London's Brent North Sea crude for October delivery added three cents to $69.86.
A weekly government report showing easing crude inventories and higher gasoline and other stockpiles in the United States lifted market sentiment, analysts said.
Crude inventories fell by 5.9 million barrels last week, nearly four times more than expected, data from the US Energy Information Administration said.
But gasoline stockpiles unexpectedly rose 2.1 million barrels -- analysts had forecast a drop of 1.3 million barrels -- and distillate stocks, including diesel and heating oil, rose two million barrels, more than the expected 600,000 barrels.
"That’s very bullish because the biggest weakness in the global oil market has been the US market," independent trader Ellis Eckland said.

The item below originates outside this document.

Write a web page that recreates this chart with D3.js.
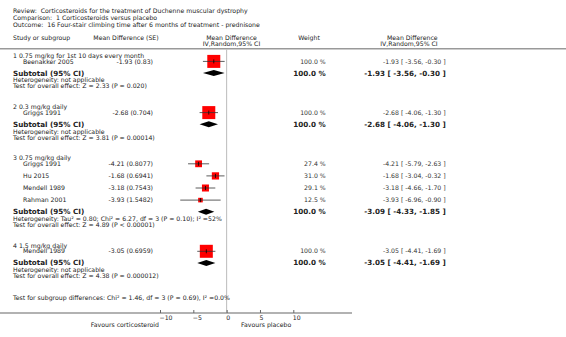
<!DOCTYPE html>
<html>
<head>
<meta charset="utf-8">
<script src="https://cdn.jsdelivr.net/npm/d3@7"></script>
<style>
  body { margin: 0; background: #fff; }
  svg { display: block; font-family: "DejaVu Sans", Verdana, sans-serif; }
  svg text { white-space: pre; }
</style>
</head>
<body>
<div class="chart"></div>
<script>
// Chart data
const titleLines = [
  "Review:  Corticosteroids for the treatment of Duchenne muscular dystrophy",
  "Comparison:  1 Corticosteroids versus placebo",
  "Outcome:  16 Four-stair climbing time after 6 months of treatment - prednisone"
];
const groupNames = [
  "1 0.75 mg/kg for 1st 10 days every month",
  "2 0.3 mg/kg daily",
  "3 0.75 mg/kg daily",
  "4 1.5 mg/kg daily"
];
const studyNames = ["Beenakker 2005", "Griggs 1991", "Griggs 1991", "Hu 2015", "Mendell 1989", "Rahman 2001", "Mendell 1989"];
const studyGroup = [0, 1, 2, 2, 2, 2, 3];
const studyMD = [-1.93, -2.68, -4.21, -1.68, -3.18, -3.93, -3.05];
const studySE = ["0.83", "0.704", "0.8077", "0.6941", "0.7543", "1.5482", "0.6959"];
const studyLow = [-3.56, -4.06, -5.79, -3.04, -4.66, -6.96, -4.41];
const studyHigh = [-0.30, -1.30, -2.63, -0.32, -1.70, -0.90, -1.69];
const studyWeight = [100.0, 100.0, 27.4, 31.0, 29.1, 12.5, 100.0];
const subMD = [-1.93, -2.68, -3.09, -3.05];
const subLow = [-3.56, -4.06, -4.33, -4.41];
const subHigh = [-0.30, -1.30, -1.85, -1.69];
const subWeight = [100.0, 100.0, 100.0, 100.0];
const heterogeneity = [
  "Heterogeneity: not applicable",
  "Heterogeneity: not applicable",
  "Heterogeneity: Tau² = 0.80; Chi² = 6.27, df = 3 (P = 0.10); I² =52%",
  "Heterogeneity: not applicable"
];
const overallEffect = [
  "Test for overall effect: Z = 2.33 (P = 0.020)",
  "Test for overall effect: Z = 3.81 (P = 0.00014)",
  "Test for overall effect: Z = 4.89 (P < 0.00001)",
  "Test for overall effect: Z = 4.38 (P = 0.000012)"
];
const subgroupTest = "Test for subgroup differences: Chi² = 1.46, df = 3 (P = 0.69), I² =0.0%";
const axisTicks = [-10, -5, 0, 5, 10];
const favourLeft = "Favours corticosteroid";
const favourRight = "Favours placebo";

const W = 566, H = 337;
const ink = "#222";
const fs = 6.2;
const fmt = d => d.toFixed(2);
const ciText = (m, l, h) => `${fmt(m)} [ ${fmt(l)}, ${fmt(h)} ]`;

const svg = d3.select(".chart").append("svg")
  .attr("width", W).attr("height", H);

// x scale for the forest plot
const x = d3.scaleLinear().domain([-10, 10]).range([160, 293.3]);
const sqSize = d3.scaleSqrt().domain([0, 100]).range([0, 13]);

// Column positions
const colStudy = 13, colIndent = 23, colSE = 153, colWeight = 325.7, colCI = 445.7;

function txt(xp, yp, s, opts = {}) {
  return svg.append("text")
    .attr("x", xp).attr("y", yp)
    .attr("dy", "0.35em")
    .attr("font-size", opts.size || fs)
    .attr("font-weight", opts.bold ? "bold" : null)
    .attr("text-anchor", opts.anchor || "start")
    .attr("fill", opts.color || ink)
    .text(s);
}

// Title block
titleLines.forEach((t, i) => txt(colStudy, 10.7 + i * 7, t));

// Column headers
txt(colStudy, 37.7, "Study or subgroup");
txt(93.3, 37.7, "Mean Difference (SE)");
txt(231.5, 37.7, "Mean Difference", { anchor: "middle" });
txt(231.5, 44, "IV,Random,95% CI", { anchor: "middle" });
txt(298.3, 37.7, "Weight");
txt(437.7, 37.7, "Mean Difference", { anchor: "end" });
txt(437.7, 44, "IV,Random,95% CI", { anchor: "end" });

// Header rule
svg.append("line")
  .attr("x1", 0).attr("x2", W).attr("y1", 48.7).attr("y2", 48.7)
  .attr("stroke", "#999").attr("stroke-width", 1.5);

// Axis and zero line
const axisY = 313;
svg.append("line")
  .attr("x1", x(0)).attr("x2", x(0)).attr("y1", 49.5).attr("y2", axisY)
  .attr("stroke", "#bbb").attr("stroke-width", 1);

svg.append("line")
  .attr("x1", 0).attr("x2", 352).attr("y1", axisY).attr("y2", axisY)
  .attr("stroke", "#999").attr("stroke-width", 1.5);

const axis = svg.append("g")
  .attr("transform", `translate(0,${axisY})`)
  .call(d3.axisBottom(x).tickValues(axisTicks).tickSizeInner(-3).tickSizeOuter(0).tickPadding(3));
axis.select(".domain").remove();
axis.selectAll(".tick line").attr("stroke", "#666");
axis.selectAll(".tick text")
  .attr("font-family", "DejaVu Sans, Verdana, sans-serif")
  .attr("font-size", fs).attr("fill", ink)
  .attr("text-anchor", "start").attr("dx", -1);

txt(159, 325, favourLeft, { anchor: "end" });
txt(241, 325, favourRight);

// Rows: lay out groups top to bottom
let y = 55.8;
groupNames.forEach((g, gi) => {
  txt(colStudy, y, g);
  let sy = y + 5.6;
  const idx = studyGroup.map((v, i) => v === gi ? i : -1).filter(i => i >= 0);
  idx.forEach((i, k) => {
    const ry = sy + k * 12.1;
    txt(colIndent, ry, studyNames[i]);
    txt(colSE, ry, `${fmt(studyMD[i])} (${studySE[i]})`, { anchor: "end" });
    txt(colWeight, ry, `${studyWeight[i].toFixed(1)} %`, { anchor: "end", color: "#333" });
    txt(colCI, ry, ciText(studyMD[i], studyLow[i], studyHigh[i]), { anchor: "end", color: "#333" });

    // weighted square with the confidence interval drawn through it
    const s = sqSize(studyWeight[i]);
    svg.append("rect")
      .attr("x", x(studyMD[i]) - s / 2).attr("y", ry - s / 2)
      .attr("width", s).attr("height", s)
      .attr("fill", "#ff0000");
    svg.append("line")
      .attr("x1", x(studyLow[i])).attr("x2", x(studyHigh[i]))
      .attr("y1", ry).attr("y2", ry)
      .attr("stroke", "#333").attr("stroke-width", 0.8);
    svg.append("line")
      .attr("x1", x(studyMD[i])).attr("x2", x(studyMD[i]))
      .attr("y1", ry - 2).attr("y2", ry + 2)
      .attr("stroke", "#000").attr("stroke-width", 0.8);
  });

  const subY = sy + (idx.length - 1) * 12.1 + 11.6;
  txt(colStudy, subY, "Subtotal (95% CI)", { bold: true, size: 7.2 });
  txt(colWeight, subY, `${subWeight[gi].toFixed(1)} %`, { anchor: "end", bold: true, size: 7.2 });
  txt(colCI, subY, ciText(subMD[gi], subLow[gi], subHigh[gi]), { anchor: "end", bold: true, size: 7.2 });

  svg.append("path")
    .attr("d", d3.line()([
      [x(subLow[gi]), subY],
      [x(subMD[gi]), subY - 3],
      [x(subHigh[gi]), subY],
      [x(subMD[gi]), subY + 3]
    ]) + "Z")
    .attr("fill", "#000");

  txt(colStudy, subY + 7.3, heterogeneity[gi]);
  txt(colStudy, subY + 13.3, overallEffect[gi]);
  y = subY + 34;
});

txt(colStudy, 298, subgroupTest);
</script>
</body>
</html>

He added that the weakening dollar as well as the rising stock market added to market optimism.
"If the dollar continues to weaken, for sure oil will go above $75 (per barrel)," Eckland said.
The dollar fell to a new 2009 low against the euro Thursday as investors moved away from the safe-haven greenback to riskier currencies.
The International Energy Agency raised its forecasts for global oil demand in 2009 and 2010 largely because of stronger-than-expected economic data from China and the United States.
The forecasts went up nearly 0.5 million barrels per day for both 2009 and 2010 to 84.4 mbpd and 85.7 mbpd, respectively, the Paris-based IEA said in its monthly oil market report.
But it warned that the economic recovery would be slow.
Also on Thursday, the Organization of the Petroleum Exporting Countries (OPEC) said its production levels would be maintained at current levels after the conclusion of a ministerial meeting in Vienna.
"Since the market remains oversupplied and given the downside risks associated with the extremely fragile recovery, the conference once again agreed to leave current production levels unchanged for the time being," OPEC said in a statement.
OPEC, whose 12 members pump 40 percent of the world's oil, agreed in late 2008 to remove a massive 4.2 million barrels of daily output from the market.
The cartel's official daily output quota has stood at 24.84 million barrels per day since January.
The global economic downturn has sapped demand for energy, dragging crude prices from record highs of above $147 in July 2008 to $32.40 in December. They have since recovered to hover around $70.
This price level "is good for everybody, consumer (and) producer," Saudi Oil Minister Ali al-Naimi, whose country is the biggest OPEC oil producer and its most influential member, said ahead of the meeting.